La mauvaise foi de l'appelant n'est par contre aucunement établie et la société intimée sera déboutée de toutes ses prétentions à son encontre.

Enfin, l'équité commande d'allouer en appel à l'intimé une indemnité de 800 € sur le fondement de l'article 700 du nouveau code de procédure civile.

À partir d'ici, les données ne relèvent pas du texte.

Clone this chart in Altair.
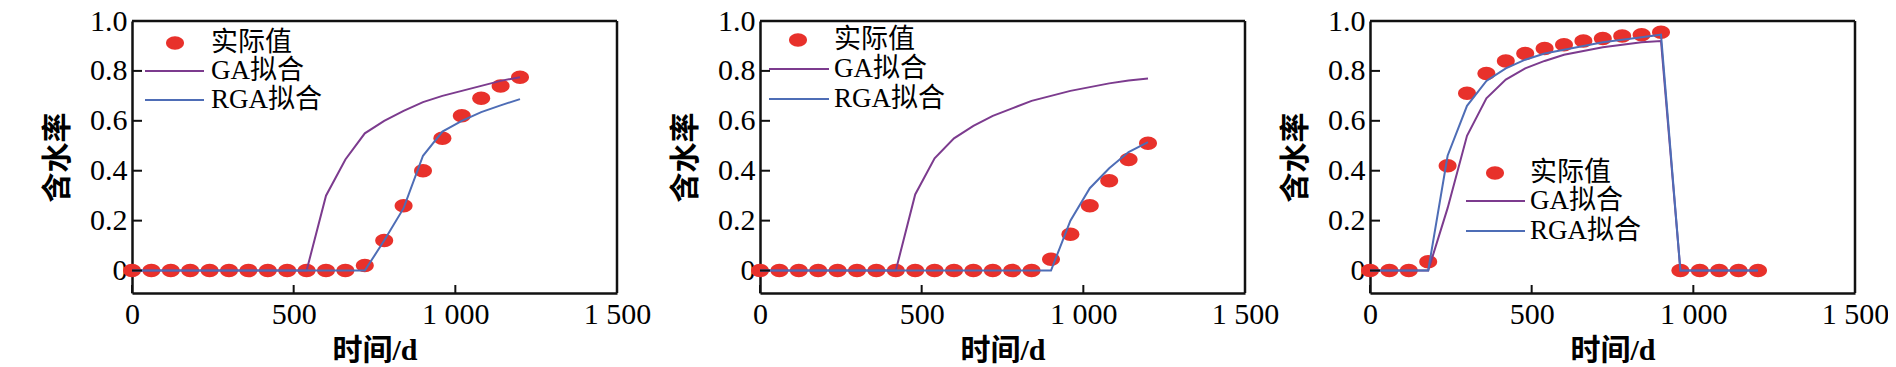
import altair as alt
import pandas as pd

# ---------------- data ----------------
days = [0, 60, 120, 180, 240, 300, 360, 420, 480, 540, 600, 660, 720, 780, 840,
        900, 960, 1020, 1080, 1140, 1200]

p1_actual = [0, 0, 0, 0, 0, 0, 0, 0, 0, 0, 0, 0, 0.02, 0.12, 0.26, 0.40, 0.53,
             0.62, 0.69, 0.74, 0.775]
p1_ga = [0, 0, 0, 0, 0, 0, 0, 0, 0, 0, 0.30, 0.445, 0.55, 0.60, 0.64, 0.675,
         0.70, 0.72, 0.74, 0.76, 0.775]
p1_rga = [0, 0, 0, 0, 0, 0, 0, 0, 0, 0, 0, 0, 0, 0.12, 0.25, 0.46, 0.557,
          0.60, 0.635, 0.662, 0.687]

p2_actual = [0, 0, 0, 0, 0, 0, 0, 0, 0, 0, 0, 0, 0, 0, 0, 0.045, 0.145, 0.26,
             0.36, 0.445, 0.51]
p2_ga = [0, 0, 0, 0, 0, 0, 0, 0, 0.305, 0.45, 0.53, 0.58, 0.62, 0.65, 0.68,
         0.70, 0.72, 0.735, 0.75, 0.762, 0.77]
p2_rga = [0, 0, 0, 0, 0, 0, 0, 0, 0, 0, 0, 0, 0, 0, 0, 0, 0.20, 0.33, 0.41,
          0.475, 0.515]

p3_actual = [0, 0, 0, 0.035, 0.42, 0.71, 0.79, 0.84, 0.87, 0.89, 0.905, 0.92,
             0.93, 0.94, 0.945, 0.955, 0, 0, 0, 0, 0]
p3_ga = [0, 0, 0, 0, 0.25, 0.54, 0.69, 0.765, 0.81, 0.84, 0.865, 0.88, 0.895,
         0.905, 0.915, 0.92, 0, 0, 0, 0, 0]
p3_rga = [0, 0, 0, 0, 0.46, 0.66, 0.76, 0.81, 0.845, 0.87, 0.885, 0.90, 0.915,
          0.925, 0.935, 0.945, 0, 0, 0, 0, 0]

x_ticks = [0, 500, 1000, 1500]
y_ticks = [0, 0.2, 0.4, 0.6, 0.8, 1.0]
legend_labels = ["实际值", "GA拟合", "RGA拟合"]
x_title = "时间/d"
y_title = "含水率"

# ---------------- style ----------------
W, H = 485, 272
FONT = "'Liberation Serif', 'Noto Sans CJK SC', serif"
RED = "#e8312b"
PURPLE = "#7c3b8e"
BLUE = "#4e6db6"
FRAME = "#111111"
ELLIPSE = "M -1 0 A 1 0.75 0 1 0 1 0 A 1 0.75 0 1 0 -1 0 Z"

xs = alt.Scale(domain=[0, 1500], nice=False, zero=False)
ys = alt.Scale(domain=[-0.09, 1.0], nice=False, zero=False)

xax = alt.Axis(values=x_ticks, title=x_title, ticks=False, tickSize=0,
               domain=True, domainColor=FRAME, domainWidth=2.5, domainOpacity=1,
               grid=False, labelExpr="replace(format(datum.value, ','), ',', ' ')",
               labelFont=FONT, labelFontSize=30, labelColor="black", labelPadding=6,
               labelFlush=False, labelOverlap=False,
               titleFont=FONT, titleFontSize=30, titleFontWeight="bold",
               titleColor="black", titlePadding=6)
yax = alt.Axis(values=y_ticks, title=y_title, ticks=False, tickSize=0,
               domain=True, domainColor=FRAME, domainWidth=2.5, domainOpacity=1,
               grid=False, labelExpr="datum.value == 0 ? '0' : format(datum.value, '.1f')",
               labelFont=FONT, labelFontSize=30, labelColor="black", labelPadding=5,
               labelFlush=False, labelOverlap=False, minExtent=45, maxExtent=45,
               titleFont=FONT, titleFontSize=30, titleFontWeight="bold",
               titleColor="black", titlePadding=15)

dummy = pd.DataFrame({"a": [0]})


def panel(actual, ga, rga, leg):
    df = pd.DataFrame({"t": days, "actual": actual, "ga": ga, "rga": rga})
    X = alt.X("t:Q", scale=xs, axis=xax)
    pts = alt.Chart(df).mark_point(filled=True, shape=ELLIPSE, size=324,
                                   color=RED, opacity=1).encode(
        x=X, y=alt.Y("actual:Q", scale=ys, axis=yax))
    gal = alt.Chart(df).mark_line(color=PURPLE, strokeWidth=2).encode(
        x=X, y=alt.Y("ga:Q", scale=ys, axis=yax))
    rgal = alt.Chart(df).mark_line(color=BLUE, strokeWidth=2).encode(
        x=X, y=alt.Y("rga:Q", scale=ys, axis=yax))
    xt = alt.Chart(pd.DataFrame({"xv": x_ticks})).mark_rule(
        color=FRAME, strokeWidth=2, opacity=1).encode(
        x=alt.X("xv:Q", scale=xs, axis=xax), y=alt.value(H), y2=alt.value(H - 8))
    yt = alt.Chart(pd.DataFrame({"yv": y_ticks})).mark_rule(
        color=FRAME, strokeWidth=2, opacity=1).encode(
        y=alt.Y("yv:Q", scale=ys, axis=yax), x=alt.value(0), x2=alt.value(10))
    # frame: top and right edges
    top = alt.Chart(dummy).mark_rule(color=FRAME, strokeWidth=2.5, opacity=1).encode(
        x=alt.value(0), x2=alt.value(W), y=alt.value(0))
    right = alt.Chart(dummy).mark_rule(color=FRAME, strokeWidth=2.5, opacity=1).encode(
        x=alt.value(W), y=alt.value(0), y2=alt.value(H))

    mx, my, tx, lx1, lx2, ly1, ly2 = leg
    lm = alt.Chart(dummy).mark_point(filled=True, shape=ELLIPSE, size=324,
                                     color=RED, opacity=1).encode(
        x=alt.value(mx), y=alt.value(my))
    l1 = alt.Chart(dummy).mark_rule(color=PURPLE, strokeWidth=2).encode(
        x=alt.value(lx1), x2=alt.value(lx2), y=alt.value(ly1))
    l2 = alt.Chart(dummy).mark_rule(color=BLUE, strokeWidth=2).encode(
        x=alt.value(lx1), x2=alt.value(lx2), y=alt.value(ly2))
    texts = []
    for lab, yy in zip(legend_labels, [my, ly1, ly2]):
        texts.append(alt.Chart(dummy).mark_text(
            font=FONT, fontSize=27, color="black", align="left",
            baseline="middle").encode(
            x=alt.value(tx), y=alt.value(yy), text=alt.value(lab)))
    return alt.layer(pts, gal, rgal, xt, yt, top, right, lm, l1, l2, *texts).properties(
        width=W, height=H)


def spacer(w):
    return alt.Chart(dummy).mark_point(opacity=0).encode(
        x=alt.value(0), y=alt.value(0)).properties(width=w, height=H)


c1 = panel(p1_actual, p1_ga, p1_rga, (43, 22, 79, 13, 72, 50, 79))
c2 = panel(p2_actual, p2_ga, p2_rga, (38, 19, 74, 9, 69, 48, 78))
c3 = panel(p3_actual, p3_ga, p3_rga, (125, 152, 160, 96, 155, 180, 210))

chart = alt.hconcat(c1, spacer(143), c2, spacer(125), c3, spacing=0,
                    bounds="flush").properties(
    autosize=alt.AutoSizeParams(type="none"),
    padding={"left": 124, "top": 13, "right": 1756, "bottom": 346},
    background="white",
).configure_view(strokeOpacity=0)

chart.save("out.html", embed_options={"renderer": "svg", "actions": False})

[minute page 6] Les dépens de l'appel seront intégralement supportés par la société intimée.

 

DISPOSITIF (décision proprement dite)                                                            (N.B. : mention ne figurant pas sur l’original)

PAR CES MOTIFS :

LA COUR,

Statuant publiquement, par arrêt contradictoire et en dernier ressort,

Déclare les appels principal et incident recevables en la forme,

Au fond :

Confirme le jugement, sauf en ce qu'il a limité au 4 octobre 2001 la condamnation à fournir une facturation selon les modalités contractuelles initiales et a ainsi retenu un rythme bimestriel et sauf en ce qu'il a fixé à 100 € le montant des dommages et intérêts alloués,

Statuant à nouveau de ces chefs,

Dit que la condamnation à fournir une facturation selon les modalités contractuelles initiales n'est pas limitée dans le temps et doit être mensuelle au regard de l'accord donné par monsieur X.,

Condamne la société Orange France à payer à monsieur X. une somme de 1.000 € à titre de dommages et intérêts,

[minute page 7] Y ajoutant :

Condamne la société Orange France à payer à monsieur X. une indemnité de 800 € sur le fondement de l'article 700 du nouveau code de procédure civile,

Déboute les parties des autres demandes,

Condamne la société Orange France aux entiers dépens dont distraction pour ceux d'appel au profit de Maître Patrick LE BARAZER, Avoué à la Cour, dans les termes de l'article 699 du Nouveau Code de Procédure Civile.

Signé par Monsieur Louis MONTAMAT, Président, et par Madame Armelle FRITZ, Greffière.